(WHAT YOU SHOULD DO):
Write out each line word for word. Drop pictures.
- - -
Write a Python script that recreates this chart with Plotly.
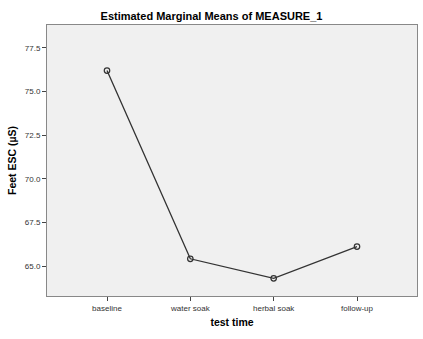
import plotly.graph_objects as go

categories = ["baseline", "water soak", "herbal soak", "follow-up"]
means = [76.19, 65.42, 64.30, 66.12]
y_ticks = [65.0, 67.5, 70.0, 72.5, 75.0, 77.5]
y_tick_labels = ["65.0", "67.5", "70.0", "72.5", "75.0", "77.5"]

fig = go.Figure()
fig.add_trace(go.Scatter(
    x=list(range(len(categories))), y=means, mode="lines+markers",
    line=dict(color="#333333", width=1.3),
    marker=dict(symbol="circle-open", size=5.5, color="#333333", line=dict(width=1.2)),
    showlegend=False,
))

fig.update_layout(
    width=423, height=339,
    margin=dict(l=47, r=6, t=25, b=43),
    paper_bgcolor="white", plot_bgcolor="#f0f0f0",
    title=dict(text="<b>Estimated Marginal Means of MEASURE_1</b>",
               x=0.5, xanchor="center", y=1 - 16/339, yanchor="middle",
               font=dict(family="Arial, Liberation Sans", size=11, color="#000")),
    xaxis=dict(
        range=[-0.72, 3.72], tickvals=list(range(len(categories))), ticktext=categories,
        showgrid=False, zeroline=False, ticks="outside", ticklen=4, tickcolor="#444",
        tickfont=dict(family="Arial, Liberation Sans", size=8, color="#333"),
        showline=True, linecolor="#888", linewidth=1, mirror=True,
        title=dict(text="<b>test time</b>", standoff=7,
                   font=dict(family="Arial, Liberation Sans", size=10.5, color="#000")),
    ),
    yaxis=dict(
        range=[63.29, 78.8], tickvals=y_ticks, ticktext=y_tick_labels,
        showgrid=False, zeroline=False, ticks="outside", ticklen=4, tickcolor="#444",
        tickfont=dict(family="Arial, Liberation Sans", size=8, color="#333"),
        showline=True, linecolor="#888", linewidth=1, mirror=True,
        title=dict(text="<b>Feet ESC (µS)</b>", standoff=6,
                   font=dict(family="Arial, Liberation Sans", size=10.5, color="#000")),
    ),
)

fig.write_html("out.html")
- - -
(RESULT OF THE TASK):
Write a Python script that recreates this chart with Plotly.
import plotly.graph_objects as go

categories = ["baseline", "water soak", "herbal soak", "follow-up"]
means = [76.19, 65.42, 64.30, 66.12]
y_ticks = [65.0, 67.5, 70.0, 72.5, 75.0, 77.5]
y_tick_labels = ["65.0", "67.5", "70.0", "72.5", "75.0", "77.5"]

fig = go.Figure()
fig.add_trace(go.Scatter(
    x=list(range(len(categories))), y=means, mode="lines+markers",
    line=dict(color="#333333", width=1.3),
    marker=dict(symbol="circle-open", size=5.5, color="#333333", line=dict(width=1.2)),
    showlegend=False,
))

fig.update_layout(
    width=423, height=339,
    margin=dict(l=47, r=6, t=25, b=43),
    paper_bgcolor="white", plot_bgcolor="#f0f0f0",
    title=dict(text="<b>Estimated Marginal Means of MEASURE_1</b>",
               x=0.5, xanchor="center", y=1 - 16/339, yanchor="middle",
               font=dict(family="Arial, Liberation Sans", size=11, color="#000")),
    xaxis=dict(
        range=[-0.72, 3.72], tickvals=list(range(len(categories))), ticktext=categories,
        showgrid=False, zeroline=False, ticks="outside", ticklen=4, tickcolor="#444",
        tickfont=dict(family="Arial, Liberation Sans", size=8, color="#333"),
        showline=True, linecolor="#888", linewidth=1, mirror=True,
        title=dict(text="<b>test time</b>", standoff=7,
                   font=dict(family="Arial, Liberation Sans", size=10.5, color="#000")),
    ),
    yaxis=dict(
        range=[63.29, 78.8], tickvals=y_ticks, ticktext=y_tick_labels,
        showgrid=False, zeroline=False, ticks="outside", ticklen=4, tickcolor="#444",
        tickfont=dict(family="Arial, Liberation Sans", size=8, color="#333"),
        showline=True, linecolor="#888", linewidth=1, mirror=True,
        title=dict(text="<b>Feet ESC (µS)</b>", standoff=6,
                   font=dict(family="Arial, Liberation Sans", size=10.5, color="#000")),
    ),
)

fig.write_html("out.html")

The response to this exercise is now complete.